▶ [Dataset extract]
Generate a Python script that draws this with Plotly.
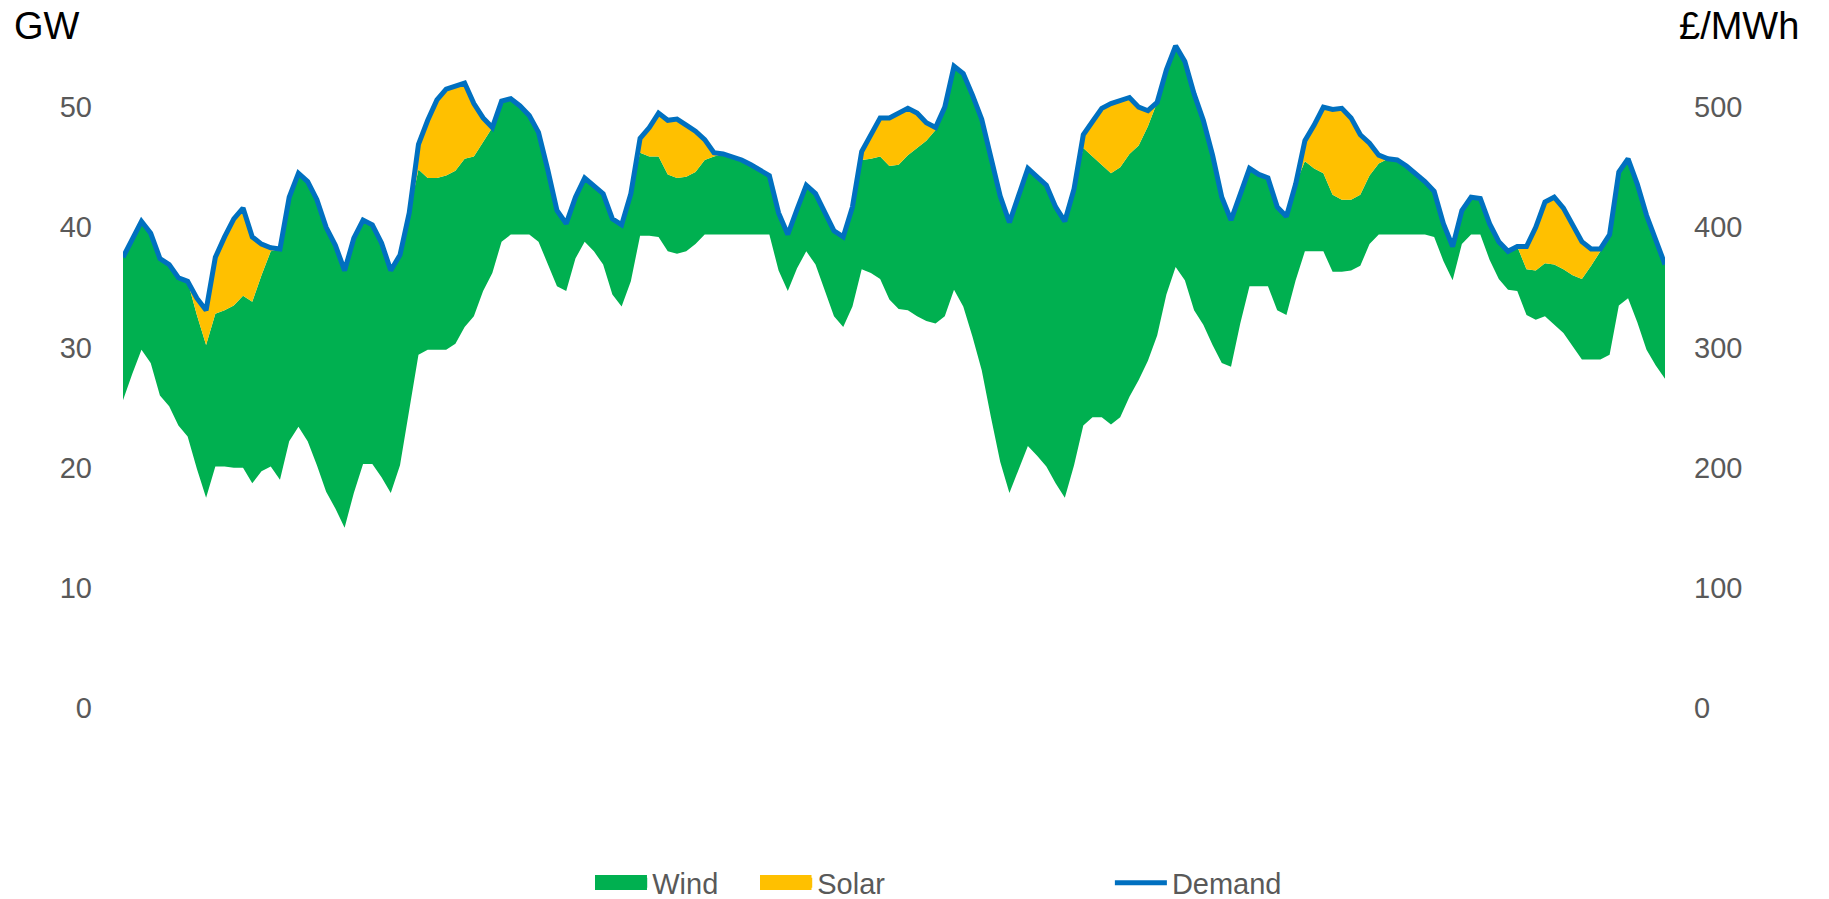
import plotly.graph_objects as go

# Hourly system data over one week (168 hours), GW
hours = list(range(168))

demand = [
    37.5, 39.0, 40.5, 39.5, 37.4, 36.9, 35.8, 35.5, 34.1, 33.1,
    37.5, 39.2, 40.7, 41.6, 39.2, 38.6, 38.3, 38.2, 42.5, 44.5,
    43.8, 42.3, 40.0, 38.5, 36.4, 39.1, 40.6, 40.2, 38.7, 36.4,
    37.7, 41.2, 46.9, 48.9, 50.6, 51.5, 51.7, 52.0, 50.3, 49.1,
    48.3, 50.5, 50.7, 50.1, 49.3, 47.9, 44.8, 41.4, 40.3, 42.5,
    44.1, 43.4, 42.8, 40.7, 40.2, 42.8, 47.4, 48.3, 49.5, 48.9,
    49.0, 48.5, 48.0, 47.3, 46.2, 46.1, 45.9, 45.6, 45.2, 44.8,
    44.3, 41.2, 39.4, 41.5, 43.5, 42.8, 41.3, 39.7, 39.2, 41.7,
    46.3, 47.7, 49.1, 49.1, 49.5, 49.9, 49.5, 48.7, 48.3, 50.0,
    53.4, 52.8, 51.0, 49.0, 45.8, 42.6, 40.4, 42.7, 44.9, 44.2,
    43.5, 41.7, 40.5, 43.2, 47.7, 48.8, 49.9, 50.3, 50.6, 50.8,
    50.0, 49.7, 50.4, 53.1, 55.1, 53.8, 51.1, 48.9, 46.0, 42.5,
    40.6, 42.8, 44.9, 44.4, 44.1, 41.7, 40.9, 43.6, 47.2, 48.5,
    50.0, 49.8, 49.9, 49.1, 47.7, 47.0, 46.0, 45.7, 45.6, 45.1,
    44.5, 43.8, 43.0, 40.3, 38.4, 41.4, 42.5, 42.4, 40.3, 38.8,
    38.0, 38.4, 38.4, 40.0, 42.1, 42.5, 41.6, 40.2, 38.8, 38.2,
    38.2, 39.4, 44.6, 45.7, 43.6, 41.0, 38.9, 36.9,
]

# Generation below wind (drawn as an unfilled base for the stack)
other = [
    25.6, 27.8, 29.8, 28.7, 26.0, 25.1, 23.5, 22.6, 19.9, 17.5,
    20.1, 20.1, 20.0, 20.0, 18.7, 19.7, 20.1, 19.0, 22.2, 23.4,
    22.2, 20.2, 18.0, 16.6, 15.0, 17.9, 20.3, 20.3, 19.2, 17.9,
    20.2, 24.8, 29.4, 29.8, 29.8, 29.8, 30.3, 31.7, 32.6, 34.7,
    36.2, 38.8, 39.4, 39.4, 39.4, 38.8, 37.0, 35.1, 34.7, 37.4,
    38.8, 38.0, 36.9, 34.4, 33.4, 35.5, 39.3, 39.3, 39.2, 38.0,
    37.8, 38.0, 38.6, 39.4, 39.4, 39.4, 39.4, 39.4, 39.4, 39.4,
    39.4, 36.4, 34.7, 36.6, 38.0, 36.9, 34.8, 32.6, 31.7, 33.4,
    36.5, 36.2, 35.7, 34.0, 33.2, 33.1, 32.6, 32.2, 32.0, 32.6,
    34.8, 33.4, 30.9, 28.1, 24.2, 20.5, 17.9, 19.8, 21.8, 21.0,
    20.1, 18.7, 17.5, 20.2, 23.5, 24.2, 24.2, 23.6, 24.2, 25.9,
    27.3, 28.9, 31.0, 34.4, 36.7, 35.6, 33.1, 31.9, 30.2, 28.7,
    28.4, 32.0, 35.1, 35.1, 35.1, 33.1, 32.7, 35.6, 38.0, 38.0,
    38.0, 36.3, 36.3, 36.4, 36.8, 38.6, 39.4, 39.4, 39.4, 39.4,
    39.4, 39.4, 39.2, 37.2, 35.6, 38.6, 39.4, 39.4, 37.3, 35.7,
    34.8, 34.7, 32.7, 32.3, 32.6, 31.9, 31.2, 30.1, 29.0, 29.0,
    29.0, 29.4, 33.5, 34.1, 32.1, 29.8, 28.5, 27.4,
]

wind = [
    11.9, 11.2, 10.7, 10.8, 11.4, 11.8, 12.3, 12.9, 12.8, 12.7,
    12.7, 13.0, 13.5, 14.3, 15.1, 16.3, 17.9, 19.2, 20.3, 21.1,
    21.6, 22.1, 22.0, 21.9, 21.4, 21.2, 20.3, 19.9, 19.5, 18.5,
    17.5, 16.4, 15.4, 14.3, 14.3, 14.5, 14.4, 14.0, 13.3, 12.4,
    12.1, 11.7, 11.3, 10.7, 9.9, 9.1, 7.8, 6.3, 5.6, 5.1,
    5.3, 5.4, 5.9, 6.3, 6.8, 7.3, 6.9, 6.6, 6.7, 6.4,
    6.3, 6.2, 6.0, 6.2, 6.5, 6.7, 6.5, 6.2, 5.8, 5.4,
    4.9, 4.8, 4.7, 4.9, 5.5, 5.9, 6.5, 7.1, 7.5, 8.3,
    9.1, 9.5, 10.2, 11.1, 12.0, 12.9, 14.0, 15.0, 16.1, 17.4,
    18.6, 19.4, 20.1, 20.9, 21.6, 22.1, 22.5, 22.9, 23.1, 23.2,
    23.4, 23.0, 23.0, 23.0, 23.1, 21.7, 21.0, 20.9, 20.8, 20.2,
    19.5, 19.5, 19.4, 18.7, 18.4, 18.2, 18.0, 17.0, 15.8, 13.8,
    12.2, 10.8, 9.8, 9.3, 9.0, 8.6, 8.2, 8.0, 7.5, 6.9,
    6.5, 6.4, 6.0, 5.9, 5.9, 5.7, 5.9, 6.3, 6.2, 5.7,
    5.1, 4.4, 3.8, 3.1, 2.8, 2.8, 3.1, 3.0, 3.0, 3.1,
    3.2, 3.7, 3.8, 4.1, 4.4, 5.0, 5.3, 5.9, 6.7, 7.8,
    9.0, 10.0, 11.1, 11.6, 11.5, 11.2, 10.4, 9.5,
]

solar = [
    0, 0, 0, 0, 0, 0, 0, 0, 1.4, 2.9,
    4.7, 6.1, 7.2, 7.3, 5.4, 2.6, 0.3, 0, 0, 0,
    0, 0, 0, 0, 0, 0, 0, 0, 0, 0,
    0, 0, 2.1, 4.8, 6.5, 7.2, 7.0, 6.3, 4.4, 2.0,
    0, 0, 0, 0, 0, 0, 0, 0, 0, 0,
    0, 0, 0, 0, 0, 0, 1.2, 2.4, 3.6, 4.5,
    4.9, 4.3, 3.4, 1.7, 0.3, 0, 0, 0, 0, 0,
    0, 0, 0, 0, 0, 0, 0, 0, 0, 0,
    0.7, 2.0, 3.2, 4.0, 4.3, 3.9, 2.9, 1.5, 0.2, 0,
    0, 0, 0, 0, 0, 0, 0, 0, 0, 0,
    0, 0, 0, 0, 1.1, 2.9, 4.7, 5.8, 5.6, 4.7,
    3.2, 1.3, 0, 0, 0, 0, 0, 0, 0, 0,
    0, 0, 0, 0, 0, 0, 0, 0, 1.7, 3.6,
    5.5, 7.1, 7.6, 6.8, 5.0, 2.7, 0.7, 0, 0, 0,
    0, 0, 0, 0, 0, 0, 0, 0, 0, 0,
    0, 0, 1.9, 3.6, 5.1, 5.6, 5.1, 4.2, 3.1, 1.4,
    0.2, 0, 0, 0, 0, 0, 0, 0,
]

GREEN = "#00B050"
YELLOW = "#FFC000"
BLUE = "#0070C0"
GREY = "#595959"
FONT = "Liberation Sans, Arial, sans-serif"

LEGEND_Y = -0.2600

fig = go.Figure()

# Unfilled base of the stack
fig.add_trace(go.Scatter(
    x=hours, y=other, stackgroup="gen", mode="lines",
    line=dict(width=0, color="rgba(0,0,0,0)"), fillcolor="rgba(0,0,0,0)",
    showlegend=False, hoverinfo="skip",
))
fig.add_trace(go.Scatter(
    x=hours, y=wind, name="Wind", stackgroup="gen", mode="lines",
    line=dict(width=0, color=GREEN), fillcolor=GREEN,
    showlegend=False, legendgroup="wind",
))
fig.add_trace(go.Scatter(
    x=hours, y=solar, name="Solar", stackgroup="gen", mode="lines",
    line=dict(width=0, color=YELLOW), fillcolor=YELLOW,
    showlegend=False, legendgroup="solar",
))
fig.add_trace(go.Scatter(
    x=hours, y=demand, name="Demand", mode="lines",
    line=dict(width=5, color=BLUE), legend="legend2",
))

# Legend keys for the two filled series
for name, colour, grp in [("Wind", GREEN, "wind"), ("Solar", YELLOW, "solar")]:
    fig.add_trace(go.Scatter(
        x=[None], y=[None], name=name, mode="lines", legendgroup=grp,
        line=dict(width=10, color=colour), hoverinfo="skip",
    ))

# Price axis carrier (right-hand scale)
fig.add_trace(go.Scatter(
    x=[None], y=[None], yaxis="y2", showlegend=False, hoverinfo="skip",
))

# Full-height blocks behind the Wind / Solar legend keys
key_blocks = [
    dict(type="rect", xref="paper", yref="paper", x0=0.3061, x1=0.3398,
         y0=-0.2704, y1=-0.2481, fillcolor=GREEN, line=dict(width=0),
         layer="above"),
    dict(type="rect", xref="paper", yref="paper", x0=0.4131, x1=0.4465,
         y0=-0.2704, y1=-0.2481, fillcolor=YELLOW, line=dict(width=0),
         layer="above"),
]

fig.update_layout(
    width=1829, height=899,
    margin=dict(l=123, r=164, t=35, b=191, autoexpand=False),
    paper_bgcolor="white", plot_bgcolor="white",
    font=dict(family=FONT, color=GREY, size=29),
    xaxis=dict(range=[0, 167], showgrid=False, zeroline=False,
               showticklabels=False, showline=False, ticks=""),
    yaxis=dict(range=[0, 56], tickvals=[0, 10, 20, 30, 40, 50],
               showgrid=False, zeroline=False, showline=False,
               tickfont=dict(size=29, color=GREY), ticklabelstandoff=30),
    yaxis2=dict(range=[0, 560], tickvals=[0, 100, 200, 300, 400, 500],
                overlaying="y", side="right", showgrid=False,
                zeroline=False, showline=False,
                tickfont=dict(size=29, color=GREY), ticklabelstandoff=28),
    legend=dict(orientation="h", x=0.303, xanchor="left", y=LEGEND_Y,
                yanchor="middle", font=dict(size=29, color=GREY),
                itemwidth=52, entrywidth=98, traceorder="normal",
                bgcolor="rgba(0,0,0,0)"),
    legend2=dict(orientation="h", x=0.64, xanchor="left", y=LEGEND_Y,
                 yanchor="middle", font=dict(size=29, color=GREY),
                 itemwidth=52, bgcolor="rgba(0,0,0,0)"),
    shapes=key_blocks,
    annotations=[
        dict(text="GW", xref="paper", yref="paper", x=-0.072, y=1.013,
             xanchor="left", yanchor="middle", showarrow=False,
             font=dict(size=38, color="black", family=FONT)),
        dict(text="£/MWh", xref="paper", yref="paper", x=1.0078, y=1.013,
             xanchor="left", yanchor="middle", showarrow=False,
             font=dict(size=38, color="black", family=FONT)),
    ],
)

fig.write_html("out.html")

▶ [Task brief] Exactly reproduce the run of lines from the start of the listing through the line with "hours = list(range(168))", inclusive; pictures are not copied.

▶ [Solution to this task]
Generate a Python script that draws this with Plotly.
import plotly.graph_objects as go

# Hourly system data over one week (168 hours), GW
hours = list(range(168))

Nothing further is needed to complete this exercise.